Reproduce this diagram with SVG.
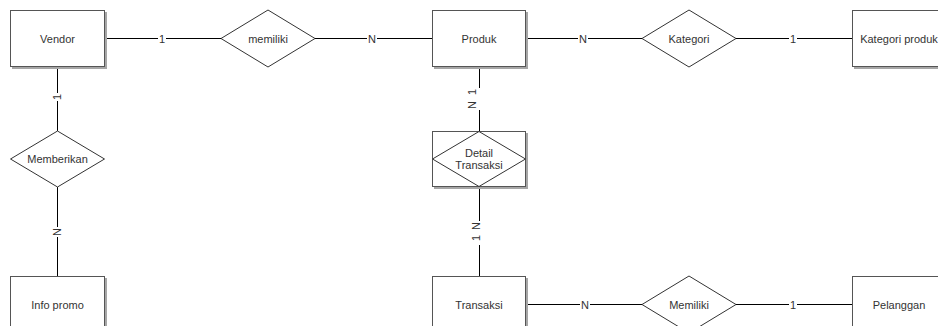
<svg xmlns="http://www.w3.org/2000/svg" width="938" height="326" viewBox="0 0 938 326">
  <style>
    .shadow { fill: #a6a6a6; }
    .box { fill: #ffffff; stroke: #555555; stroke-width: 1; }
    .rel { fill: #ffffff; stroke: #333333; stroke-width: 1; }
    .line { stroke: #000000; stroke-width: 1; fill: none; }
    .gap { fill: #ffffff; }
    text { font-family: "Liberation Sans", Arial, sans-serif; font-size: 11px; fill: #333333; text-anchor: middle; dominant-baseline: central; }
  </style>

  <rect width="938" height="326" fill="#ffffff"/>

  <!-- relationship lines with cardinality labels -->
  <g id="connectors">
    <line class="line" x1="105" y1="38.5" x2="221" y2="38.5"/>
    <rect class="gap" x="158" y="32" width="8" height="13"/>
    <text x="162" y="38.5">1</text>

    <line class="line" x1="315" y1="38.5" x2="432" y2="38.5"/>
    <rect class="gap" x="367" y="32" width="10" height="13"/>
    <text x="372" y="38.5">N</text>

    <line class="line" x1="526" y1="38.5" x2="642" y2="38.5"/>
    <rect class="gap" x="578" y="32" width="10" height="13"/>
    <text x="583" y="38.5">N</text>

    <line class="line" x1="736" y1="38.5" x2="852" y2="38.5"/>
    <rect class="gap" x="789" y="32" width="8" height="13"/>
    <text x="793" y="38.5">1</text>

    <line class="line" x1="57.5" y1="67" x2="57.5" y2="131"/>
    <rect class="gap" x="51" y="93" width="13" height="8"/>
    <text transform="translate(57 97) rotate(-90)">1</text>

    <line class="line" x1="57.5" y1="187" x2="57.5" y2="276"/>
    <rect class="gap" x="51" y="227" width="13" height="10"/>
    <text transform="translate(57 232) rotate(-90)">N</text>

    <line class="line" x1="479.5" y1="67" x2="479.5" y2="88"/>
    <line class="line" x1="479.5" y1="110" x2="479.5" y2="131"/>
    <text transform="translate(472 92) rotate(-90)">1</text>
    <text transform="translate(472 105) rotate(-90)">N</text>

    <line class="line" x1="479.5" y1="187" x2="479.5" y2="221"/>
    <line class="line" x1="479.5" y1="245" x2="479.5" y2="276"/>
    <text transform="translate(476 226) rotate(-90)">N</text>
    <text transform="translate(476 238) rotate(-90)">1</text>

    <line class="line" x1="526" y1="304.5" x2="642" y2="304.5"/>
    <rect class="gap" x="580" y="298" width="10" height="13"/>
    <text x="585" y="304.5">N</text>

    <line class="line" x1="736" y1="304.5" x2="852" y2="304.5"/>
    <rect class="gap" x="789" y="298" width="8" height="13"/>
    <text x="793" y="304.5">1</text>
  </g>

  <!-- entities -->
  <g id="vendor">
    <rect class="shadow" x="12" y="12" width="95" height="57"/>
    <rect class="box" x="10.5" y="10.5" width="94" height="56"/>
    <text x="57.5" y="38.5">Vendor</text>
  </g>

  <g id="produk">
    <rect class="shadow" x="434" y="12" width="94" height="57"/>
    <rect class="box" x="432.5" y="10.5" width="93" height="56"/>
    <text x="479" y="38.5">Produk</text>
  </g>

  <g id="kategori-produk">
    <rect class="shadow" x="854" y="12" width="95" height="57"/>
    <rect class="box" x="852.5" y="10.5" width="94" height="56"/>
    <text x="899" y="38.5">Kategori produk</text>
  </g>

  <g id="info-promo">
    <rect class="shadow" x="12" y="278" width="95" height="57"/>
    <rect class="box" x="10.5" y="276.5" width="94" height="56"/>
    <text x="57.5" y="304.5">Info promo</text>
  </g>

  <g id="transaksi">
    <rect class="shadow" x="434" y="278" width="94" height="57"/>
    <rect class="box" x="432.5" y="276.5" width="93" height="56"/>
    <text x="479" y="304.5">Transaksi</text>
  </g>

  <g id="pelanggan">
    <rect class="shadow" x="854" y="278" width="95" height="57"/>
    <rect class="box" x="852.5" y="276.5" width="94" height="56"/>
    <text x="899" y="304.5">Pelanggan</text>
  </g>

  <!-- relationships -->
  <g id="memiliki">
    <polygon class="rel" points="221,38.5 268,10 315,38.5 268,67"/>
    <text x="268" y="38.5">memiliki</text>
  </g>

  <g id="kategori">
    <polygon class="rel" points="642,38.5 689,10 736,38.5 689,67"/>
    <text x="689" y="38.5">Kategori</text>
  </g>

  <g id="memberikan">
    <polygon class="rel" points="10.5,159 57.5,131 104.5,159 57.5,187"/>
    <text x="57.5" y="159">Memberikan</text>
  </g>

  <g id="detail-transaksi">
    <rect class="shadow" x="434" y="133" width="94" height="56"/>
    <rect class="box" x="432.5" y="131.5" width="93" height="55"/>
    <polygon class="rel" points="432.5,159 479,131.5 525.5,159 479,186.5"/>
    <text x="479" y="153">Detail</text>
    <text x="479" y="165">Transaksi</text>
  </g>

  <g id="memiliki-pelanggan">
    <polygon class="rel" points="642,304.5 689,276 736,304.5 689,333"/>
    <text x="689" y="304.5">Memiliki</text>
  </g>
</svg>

* What you should do *
Retype the listing exactly. Pictures do not belong in the copy.

* Result for this exercise *
Reproduce this diagram with SVG.
<svg xmlns="http://www.w3.org/2000/svg" width="938" height="326" viewBox="0 0 938 326">
  <style>
    .shadow { fill: #a6a6a6; }
    .box { fill: #ffffff; stroke: #555555; stroke-width: 1; }
    .rel { fill: #ffffff; stroke: #333333; stroke-width: 1; }
    .line { stroke: #000000; stroke-width: 1; fill: none; }
    .gap { fill: #ffffff; }
    text { font-family: "Liberation Sans", Arial, sans-serif; font-size: 11px; fill: #333333; text-anchor: middle; dominant-baseline: central; }
  </style>

  <rect width="938" height="326" fill="#ffffff"/>

  <!-- relationship lines with cardinality labels -->
  <g id="connectors">
    <line class="line" x1="105" y1="38.5" x2="221" y2="38.5"/>
    <rect class="gap" x="158" y="32" width="8" height="13"/>
    <text x="162" y="38.5">1</text>

    <line class="line" x1="315" y1="38.5" x2="432" y2="38.5"/>
    <rect class="gap" x="367" y="32" width="10" height="13"/>
    <text x="372" y="38.5">N</text>

    <line class="line" x1="526" y1="38.5" x2="642" y2="38.5"/>
    <rect class="gap" x="578" y="32" width="10" height="13"/>
    <text x="583" y="38.5">N</text>

    <line class="line" x1="736" y1="38.5" x2="852" y2="38.5"/>
    <rect class="gap" x="789" y="32" width="8" height="13"/>
    <text x="793" y="38.5">1</text>

    <line class="line" x1="57.5" y1="67" x2="57.5" y2="131"/>
    <rect class="gap" x="51" y="93" width="13" height="8"/>
    <text transform="translate(57 97) rotate(-90)">1</text>

    <line class="line" x1="57.5" y1="187" x2="57.5" y2="276"/>
    <rect class="gap" x="51" y="227" width="13" height="10"/>
    <text transform="translate(57 232) rotate(-90)">N</text>

    <line class="line" x1="479.5" y1="67" x2="479.5" y2="88"/>
    <line class="line" x1="479.5" y1="110" x2="479.5" y2="131"/>
    <text transform="translate(472 92) rotate(-90)">1</text>
    <text transform="translate(472 105) rotate(-90)">N</text>

    <line class="line" x1="479.5" y1="187" x2="479.5" y2="221"/>
    <line class="line" x1="479.5" y1="245" x2="479.5" y2="276"/>
    <text transform="translate(476 226) rotate(-90)">N</text>
    <text transform="translate(476 238) rotate(-90)">1</text>

    <line class="line" x1="526" y1="304.5" x2="642" y2="304.5"/>
    <rect class="gap" x="580" y="298" width="10" height="13"/>
    <text x="585" y="304.5">N</text>

    <line class="line" x1="736" y1="304.5" x2="852" y2="304.5"/>
    <rect class="gap" x="789" y="298" width="8" height="13"/>
    <text x="793" y="304.5">1</text>
  </g>

  <!-- entities -->
  <g id="vendor">
    <rect class="shadow" x="12" y="12" width="95" height="57"/>
    <rect class="box" x="10.5" y="10.5" width="94" height="56"/>
    <text x="57.5" y="38.5">Vendor</text>
  </g>

  <g id="produk">
    <rect class="shadow" x="434" y="12" width="94" height="57"/>
    <rect class="box" x="432.5" y="10.5" width="93" height="56"/>
    <text x="479" y="38.5">Produk</text>
  </g>

  <g id="kategori-produk">
    <rect class="shadow" x="854" y="12" width="95" height="57"/>
    <rect class="box" x="852.5" y="10.5" width="94" height="56"/>
    <text x="899" y="38.5">Kategori produk</text>
  </g>

  <g id="info-promo">
    <rect class="shadow" x="12" y="278" width="95" height="57"/>
    <rect class="box" x="10.5" y="276.5" width="94" height="56"/>
    <text x="57.5" y="304.5">Info promo</text>
  </g>

  <g id="transaksi">
    <rect class="shadow" x="434" y="278" width="94" height="57"/>
    <rect class="box" x="432.5" y="276.5" width="93" height="56"/>
    <text x="479" y="304.5">Transaksi</text>
  </g>

  <g id="pelanggan">
    <rect class="shadow" x="854" y="278" width="95" height="57"/>
    <rect class="box" x="852.5" y="276.5" width="94" height="56"/>
    <text x="899" y="304.5">Pelanggan</text>
  </g>

  <!-- relationships -->
  <g id="memiliki">
    <polygon class="rel" points="221,38.5 268,10 315,38.5 268,67"/>
    <text x="268" y="38.5">memiliki</text>
  </g>

  <g id="kategori">
    <polygon class="rel" points="642,38.5 689,10 736,38.5 689,67"/>
    <text x="689" y="38.5">Kategori</text>
  </g>

  <g id="memberikan">
    <polygon class="rel" points="10.5,159 57.5,131 104.5,159 57.5,187"/>
    <text x="57.5" y="159">Memberikan</text>
  </g>

  <g id="detail-transaksi">
    <rect class="shadow" x="434" y="133" width="94" height="56"/>
    <rect class="box" x="432.5" y="131.5" width="93" height="55"/>
    <polygon class="rel" points="432.5,159 479,131.5 525.5,159 479,186.5"/>
    <text x="479" y="153">Detail</text>
    <text x="479" y="165">Transaksi</text>
  </g>

  <g id="memiliki-pelanggan">
    <polygon class="rel" points="642,304.5 689,276 736,304.5 689,333"/>
    <text x="689" y="304.5">Memiliki</text>
  </g>
</svg>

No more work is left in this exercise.